◆ **REQUIRED WORK**: Extract word for word the lines of the listing from its start to the line holding "plt.rcParams['mathtext.rm'] = 'Liberation", both ends kept; pictures are not part of the copy.

◆ **RAW DATA**:
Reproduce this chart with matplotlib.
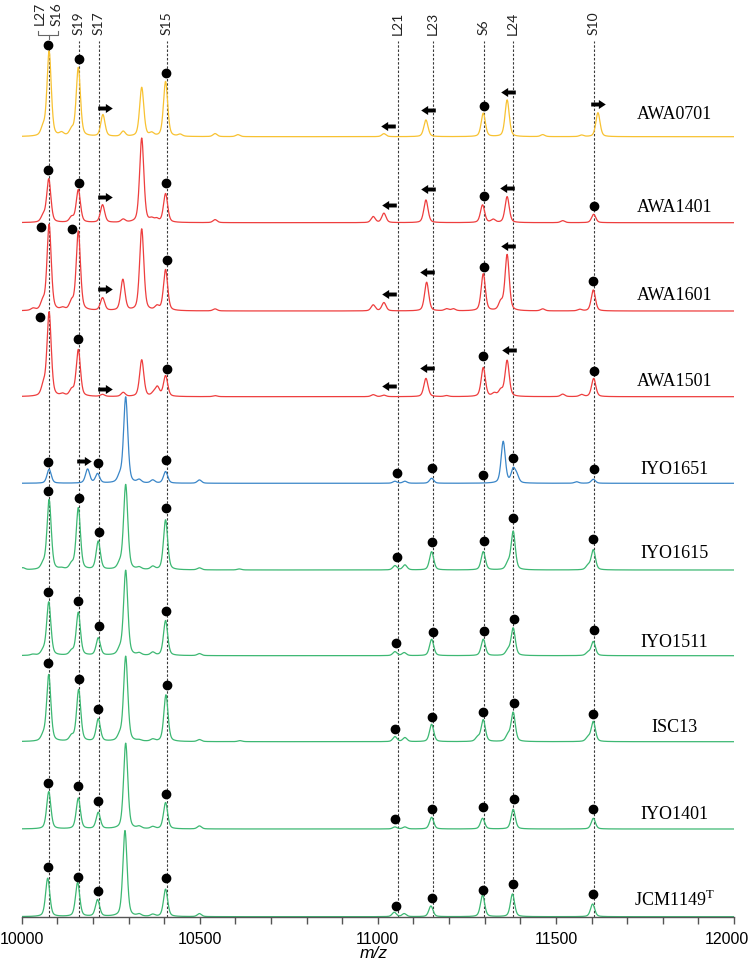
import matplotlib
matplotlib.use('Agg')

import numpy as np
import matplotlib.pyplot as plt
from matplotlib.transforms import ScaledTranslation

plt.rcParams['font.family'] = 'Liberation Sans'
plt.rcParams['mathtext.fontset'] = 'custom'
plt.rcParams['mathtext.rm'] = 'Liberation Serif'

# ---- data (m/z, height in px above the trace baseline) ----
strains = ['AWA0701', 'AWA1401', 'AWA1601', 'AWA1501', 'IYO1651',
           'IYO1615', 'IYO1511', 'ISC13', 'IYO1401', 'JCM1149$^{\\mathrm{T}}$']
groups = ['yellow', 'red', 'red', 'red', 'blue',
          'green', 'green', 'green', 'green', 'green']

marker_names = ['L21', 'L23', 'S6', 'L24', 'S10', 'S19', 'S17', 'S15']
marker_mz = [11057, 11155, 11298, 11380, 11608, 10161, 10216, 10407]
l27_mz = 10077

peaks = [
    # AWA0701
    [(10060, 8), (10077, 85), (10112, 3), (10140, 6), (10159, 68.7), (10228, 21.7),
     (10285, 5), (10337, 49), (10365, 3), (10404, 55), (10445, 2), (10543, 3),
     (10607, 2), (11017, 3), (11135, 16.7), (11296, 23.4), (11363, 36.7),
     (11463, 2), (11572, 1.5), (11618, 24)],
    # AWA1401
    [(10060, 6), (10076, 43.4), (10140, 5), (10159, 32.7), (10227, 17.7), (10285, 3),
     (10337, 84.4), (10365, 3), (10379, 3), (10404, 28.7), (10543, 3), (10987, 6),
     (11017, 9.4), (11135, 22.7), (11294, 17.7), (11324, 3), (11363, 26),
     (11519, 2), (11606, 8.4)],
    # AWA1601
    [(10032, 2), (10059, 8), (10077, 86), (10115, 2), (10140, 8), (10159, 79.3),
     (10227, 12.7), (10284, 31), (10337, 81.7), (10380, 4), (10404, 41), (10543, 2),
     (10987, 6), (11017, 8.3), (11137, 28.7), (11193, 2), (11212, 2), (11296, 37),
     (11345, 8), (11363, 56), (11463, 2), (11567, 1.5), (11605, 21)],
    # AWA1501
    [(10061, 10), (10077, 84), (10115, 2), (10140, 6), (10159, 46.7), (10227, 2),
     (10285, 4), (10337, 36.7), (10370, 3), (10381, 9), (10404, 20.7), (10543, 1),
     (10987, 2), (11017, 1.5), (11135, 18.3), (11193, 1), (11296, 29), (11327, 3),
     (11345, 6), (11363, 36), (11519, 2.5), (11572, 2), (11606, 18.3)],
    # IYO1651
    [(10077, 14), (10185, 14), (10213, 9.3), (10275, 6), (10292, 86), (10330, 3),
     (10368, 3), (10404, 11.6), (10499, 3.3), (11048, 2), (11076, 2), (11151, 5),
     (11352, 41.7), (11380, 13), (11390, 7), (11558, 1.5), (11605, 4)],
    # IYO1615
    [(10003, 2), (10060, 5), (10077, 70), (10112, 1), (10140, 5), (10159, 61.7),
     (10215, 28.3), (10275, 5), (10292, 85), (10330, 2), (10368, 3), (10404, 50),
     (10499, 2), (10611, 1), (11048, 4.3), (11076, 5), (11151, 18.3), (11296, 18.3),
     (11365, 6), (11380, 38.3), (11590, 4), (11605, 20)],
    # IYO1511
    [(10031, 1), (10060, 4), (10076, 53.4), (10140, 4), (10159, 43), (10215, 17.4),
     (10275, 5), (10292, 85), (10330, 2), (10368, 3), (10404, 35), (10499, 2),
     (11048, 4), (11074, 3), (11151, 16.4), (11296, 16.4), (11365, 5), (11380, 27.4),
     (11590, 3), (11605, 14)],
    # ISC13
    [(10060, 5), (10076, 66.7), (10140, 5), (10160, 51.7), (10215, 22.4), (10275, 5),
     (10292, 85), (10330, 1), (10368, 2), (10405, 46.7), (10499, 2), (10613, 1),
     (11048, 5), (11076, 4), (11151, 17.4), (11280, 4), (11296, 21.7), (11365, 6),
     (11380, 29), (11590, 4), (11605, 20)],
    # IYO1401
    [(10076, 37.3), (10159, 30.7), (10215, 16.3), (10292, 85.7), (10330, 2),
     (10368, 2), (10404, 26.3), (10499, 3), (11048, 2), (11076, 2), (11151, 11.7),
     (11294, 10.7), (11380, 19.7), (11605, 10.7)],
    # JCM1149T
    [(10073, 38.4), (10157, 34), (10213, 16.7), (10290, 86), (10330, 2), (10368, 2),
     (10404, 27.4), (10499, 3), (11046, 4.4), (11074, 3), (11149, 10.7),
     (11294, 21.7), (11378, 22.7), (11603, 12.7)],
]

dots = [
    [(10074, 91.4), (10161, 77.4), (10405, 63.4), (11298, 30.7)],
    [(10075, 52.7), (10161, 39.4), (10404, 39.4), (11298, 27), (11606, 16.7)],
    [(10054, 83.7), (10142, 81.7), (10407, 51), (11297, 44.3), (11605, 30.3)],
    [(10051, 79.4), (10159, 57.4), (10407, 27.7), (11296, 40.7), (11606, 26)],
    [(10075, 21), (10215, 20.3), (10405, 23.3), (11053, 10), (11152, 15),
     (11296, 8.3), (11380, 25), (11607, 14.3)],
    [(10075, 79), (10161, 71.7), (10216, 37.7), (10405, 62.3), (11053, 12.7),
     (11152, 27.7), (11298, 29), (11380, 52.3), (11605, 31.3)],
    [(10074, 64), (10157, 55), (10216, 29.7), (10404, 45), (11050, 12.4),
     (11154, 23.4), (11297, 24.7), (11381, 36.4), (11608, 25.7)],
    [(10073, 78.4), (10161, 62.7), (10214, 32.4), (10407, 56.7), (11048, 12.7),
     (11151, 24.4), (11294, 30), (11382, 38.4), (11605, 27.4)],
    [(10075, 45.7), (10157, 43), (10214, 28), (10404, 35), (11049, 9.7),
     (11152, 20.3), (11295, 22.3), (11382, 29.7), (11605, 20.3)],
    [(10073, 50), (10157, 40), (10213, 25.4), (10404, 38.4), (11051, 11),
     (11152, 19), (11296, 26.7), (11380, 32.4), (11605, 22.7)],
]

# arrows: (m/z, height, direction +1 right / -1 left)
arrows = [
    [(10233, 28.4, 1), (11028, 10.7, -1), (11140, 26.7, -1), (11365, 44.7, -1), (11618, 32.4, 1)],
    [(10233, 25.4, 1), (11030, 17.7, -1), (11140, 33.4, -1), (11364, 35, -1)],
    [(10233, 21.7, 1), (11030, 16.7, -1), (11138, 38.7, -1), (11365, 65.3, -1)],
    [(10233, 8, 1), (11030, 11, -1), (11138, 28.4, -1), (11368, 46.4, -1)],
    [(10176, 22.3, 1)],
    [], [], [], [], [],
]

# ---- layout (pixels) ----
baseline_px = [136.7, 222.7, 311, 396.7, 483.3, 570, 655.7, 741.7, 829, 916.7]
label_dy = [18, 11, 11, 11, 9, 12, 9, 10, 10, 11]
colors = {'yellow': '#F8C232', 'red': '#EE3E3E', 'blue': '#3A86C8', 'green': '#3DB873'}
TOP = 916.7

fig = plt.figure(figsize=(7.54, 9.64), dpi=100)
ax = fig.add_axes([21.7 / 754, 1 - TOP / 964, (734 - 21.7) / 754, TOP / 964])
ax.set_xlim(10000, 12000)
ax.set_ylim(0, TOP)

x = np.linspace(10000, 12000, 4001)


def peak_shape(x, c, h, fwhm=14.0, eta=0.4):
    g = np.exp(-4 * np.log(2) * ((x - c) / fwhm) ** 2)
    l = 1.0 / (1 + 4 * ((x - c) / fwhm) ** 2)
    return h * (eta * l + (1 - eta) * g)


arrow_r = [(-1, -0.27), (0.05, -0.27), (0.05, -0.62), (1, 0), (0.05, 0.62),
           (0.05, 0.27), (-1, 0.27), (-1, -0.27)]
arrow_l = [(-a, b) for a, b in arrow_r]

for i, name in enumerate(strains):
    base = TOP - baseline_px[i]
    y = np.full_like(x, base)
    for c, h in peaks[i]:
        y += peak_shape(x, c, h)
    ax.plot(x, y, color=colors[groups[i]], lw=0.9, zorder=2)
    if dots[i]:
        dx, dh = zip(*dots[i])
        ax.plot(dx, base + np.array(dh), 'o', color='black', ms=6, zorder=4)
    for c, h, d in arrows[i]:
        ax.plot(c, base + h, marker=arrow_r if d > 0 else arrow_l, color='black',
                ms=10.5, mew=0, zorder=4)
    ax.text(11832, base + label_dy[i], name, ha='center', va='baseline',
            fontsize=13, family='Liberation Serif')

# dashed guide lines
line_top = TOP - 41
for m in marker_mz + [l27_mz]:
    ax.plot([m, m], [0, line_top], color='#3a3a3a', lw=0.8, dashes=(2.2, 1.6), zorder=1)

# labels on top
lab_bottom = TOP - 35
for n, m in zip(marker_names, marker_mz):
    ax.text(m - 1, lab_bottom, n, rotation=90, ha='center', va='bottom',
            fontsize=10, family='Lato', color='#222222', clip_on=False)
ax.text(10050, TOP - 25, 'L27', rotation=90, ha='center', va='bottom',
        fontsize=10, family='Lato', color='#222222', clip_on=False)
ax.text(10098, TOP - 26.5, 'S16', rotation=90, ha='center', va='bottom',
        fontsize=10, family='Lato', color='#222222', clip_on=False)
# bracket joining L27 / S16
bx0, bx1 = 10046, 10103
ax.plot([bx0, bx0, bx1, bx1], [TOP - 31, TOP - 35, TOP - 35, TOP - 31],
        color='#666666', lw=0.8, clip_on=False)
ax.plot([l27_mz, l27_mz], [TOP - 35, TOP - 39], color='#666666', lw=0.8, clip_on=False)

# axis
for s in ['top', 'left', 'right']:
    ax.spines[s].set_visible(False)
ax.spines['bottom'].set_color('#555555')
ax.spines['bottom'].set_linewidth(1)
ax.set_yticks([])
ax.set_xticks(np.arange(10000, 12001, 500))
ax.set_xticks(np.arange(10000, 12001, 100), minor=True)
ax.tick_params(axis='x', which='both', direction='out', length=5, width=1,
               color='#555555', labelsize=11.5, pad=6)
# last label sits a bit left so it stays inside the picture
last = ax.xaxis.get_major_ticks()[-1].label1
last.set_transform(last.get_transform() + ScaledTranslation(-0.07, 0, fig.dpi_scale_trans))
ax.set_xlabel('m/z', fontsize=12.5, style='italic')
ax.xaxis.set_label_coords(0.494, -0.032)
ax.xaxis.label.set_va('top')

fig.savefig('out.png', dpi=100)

◆ **TASK SOLUTION**:
Reproduce this chart with matplotlib.
import matplotlib
matplotlib.use('Agg')

import numpy as np
import matplotlib.pyplot as plt
from matplotlib.transforms import ScaledTranslation

plt.rcParams['font.family'] = 'Liberation Sans'
plt.rcParams['mathtext.fontset'] = 'custom'
plt.rcParams['mathtext.rm'] = 'Liberation Serif'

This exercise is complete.